METHODS: This paper is part of a larger ethnographic study conducted by the author, which is based on 13-months of participant observation and interviews in a residential treatment center for children in the Midwestern U.S. More than 1500 hours of participant observation of 78 consenting mental health workers were conducted during work shifts, which included direct interactions with clients in the residential milieu, group psychotherapy, staff meetings, and trainings. Tentative understandings in regard to the above research question were developed primarily through participant observation of 152 staff meetings, and checked and refined through 35 semi-structured interviews with key informants. In the iterative process of theory building characteristic of ethnography, these theories were checked and refined again through informal conversations with key informants.

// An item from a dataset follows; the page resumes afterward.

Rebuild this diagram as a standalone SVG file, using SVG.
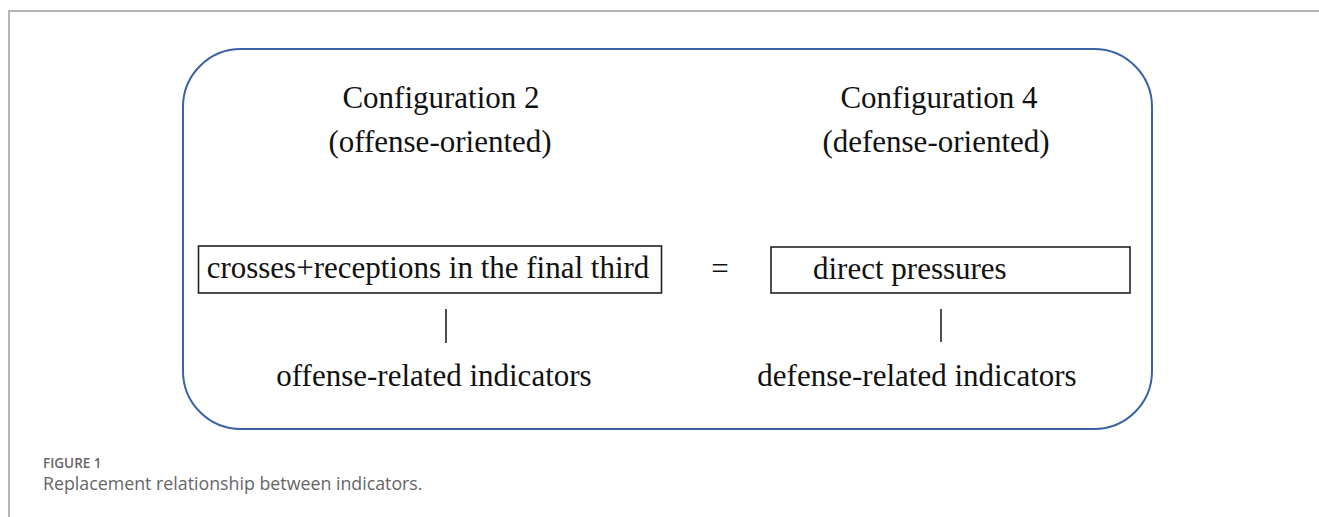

RESULTS: Mental health workers in all positions within the agency routinely participated in a recognizable pattern of interaction during staff meetings and informal conversations characterized by an exchange of interpretations of the “meaning” of clients' behaviors, followed by the suggestion of competing strategies for intervention based on these interpretations. These interactions, which workers found at times helpful and at other times frustratingly time-consuming, were the primary way that clients and their problems were discussed and formal decisions were made about how to best intervene at key decision points. Workers' willingness and ability to participate in this hermeneutic process constituted one form of expertise recognized in this setting. This interactional process also constituted a form of clinical eclecticism, characterized by deliberations about which interventions to employ given the meanings attributed to the behaviors identified as problematic.

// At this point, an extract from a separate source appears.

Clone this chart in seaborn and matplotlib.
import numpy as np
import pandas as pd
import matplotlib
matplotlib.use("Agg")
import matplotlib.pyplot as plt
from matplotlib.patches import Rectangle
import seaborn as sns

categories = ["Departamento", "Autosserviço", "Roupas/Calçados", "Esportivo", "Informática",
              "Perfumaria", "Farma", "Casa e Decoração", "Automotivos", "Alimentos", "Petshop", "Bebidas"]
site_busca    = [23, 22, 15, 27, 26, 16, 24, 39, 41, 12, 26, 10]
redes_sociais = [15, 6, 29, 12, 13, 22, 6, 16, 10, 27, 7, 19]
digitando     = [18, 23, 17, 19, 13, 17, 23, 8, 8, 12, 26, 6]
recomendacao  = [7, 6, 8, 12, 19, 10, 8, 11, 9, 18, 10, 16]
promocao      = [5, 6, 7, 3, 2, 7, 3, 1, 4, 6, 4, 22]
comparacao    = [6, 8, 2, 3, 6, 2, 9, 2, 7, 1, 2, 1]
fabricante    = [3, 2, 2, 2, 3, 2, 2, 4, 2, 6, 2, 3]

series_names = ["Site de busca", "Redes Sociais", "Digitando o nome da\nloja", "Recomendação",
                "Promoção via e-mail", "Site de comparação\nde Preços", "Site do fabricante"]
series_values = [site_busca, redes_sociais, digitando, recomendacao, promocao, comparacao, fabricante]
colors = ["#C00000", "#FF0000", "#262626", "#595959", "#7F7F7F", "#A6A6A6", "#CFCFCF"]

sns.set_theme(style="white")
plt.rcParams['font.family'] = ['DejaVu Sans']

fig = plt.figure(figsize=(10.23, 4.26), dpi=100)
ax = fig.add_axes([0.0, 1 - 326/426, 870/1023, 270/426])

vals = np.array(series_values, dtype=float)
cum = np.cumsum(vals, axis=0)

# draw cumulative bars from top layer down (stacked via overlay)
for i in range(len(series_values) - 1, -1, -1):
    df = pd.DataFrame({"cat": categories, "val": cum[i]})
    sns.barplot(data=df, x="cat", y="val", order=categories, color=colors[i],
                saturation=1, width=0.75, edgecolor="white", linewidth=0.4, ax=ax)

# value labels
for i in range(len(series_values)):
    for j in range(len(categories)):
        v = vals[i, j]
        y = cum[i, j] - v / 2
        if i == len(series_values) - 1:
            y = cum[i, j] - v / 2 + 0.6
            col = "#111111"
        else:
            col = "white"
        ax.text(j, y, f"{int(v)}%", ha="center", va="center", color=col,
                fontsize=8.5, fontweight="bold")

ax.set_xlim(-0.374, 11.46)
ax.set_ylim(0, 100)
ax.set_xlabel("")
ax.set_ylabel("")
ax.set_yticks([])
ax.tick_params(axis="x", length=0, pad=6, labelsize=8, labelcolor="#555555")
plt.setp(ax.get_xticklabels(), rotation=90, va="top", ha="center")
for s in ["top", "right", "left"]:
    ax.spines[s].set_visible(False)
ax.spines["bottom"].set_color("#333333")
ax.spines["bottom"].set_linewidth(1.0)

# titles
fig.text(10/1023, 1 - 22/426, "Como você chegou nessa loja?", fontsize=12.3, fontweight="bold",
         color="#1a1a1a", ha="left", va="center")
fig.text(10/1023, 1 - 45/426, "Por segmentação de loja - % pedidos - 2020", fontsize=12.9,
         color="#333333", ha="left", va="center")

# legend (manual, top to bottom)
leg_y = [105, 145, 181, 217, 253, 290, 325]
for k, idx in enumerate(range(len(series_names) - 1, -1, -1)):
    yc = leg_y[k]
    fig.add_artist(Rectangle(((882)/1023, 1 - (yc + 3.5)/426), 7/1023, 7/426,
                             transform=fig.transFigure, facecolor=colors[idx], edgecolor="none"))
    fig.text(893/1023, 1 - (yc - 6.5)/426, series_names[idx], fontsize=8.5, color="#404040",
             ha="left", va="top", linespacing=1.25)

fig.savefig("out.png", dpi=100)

IMPLICATIONS: The interactive process of decision-making described here suggests: 1) Models of evidence-based practice that view clinical decision-making primarily as a process undertaken by a worker and client may be at odds with existing organizational-level practices of collective decision-making. 2) This may be particularly true if those practices of collective decision-making privilege the matching of intervention strategies to the “meanings” of clients' behaviors, and when these hermeneutic interactions are a key site where workers' expertise is both enacted and evaluated. 3) The successful implementation of prescriptive models for clinical decision-making requires a thorough understanding of existing organizational practices of decision-making and their role in organizational culture.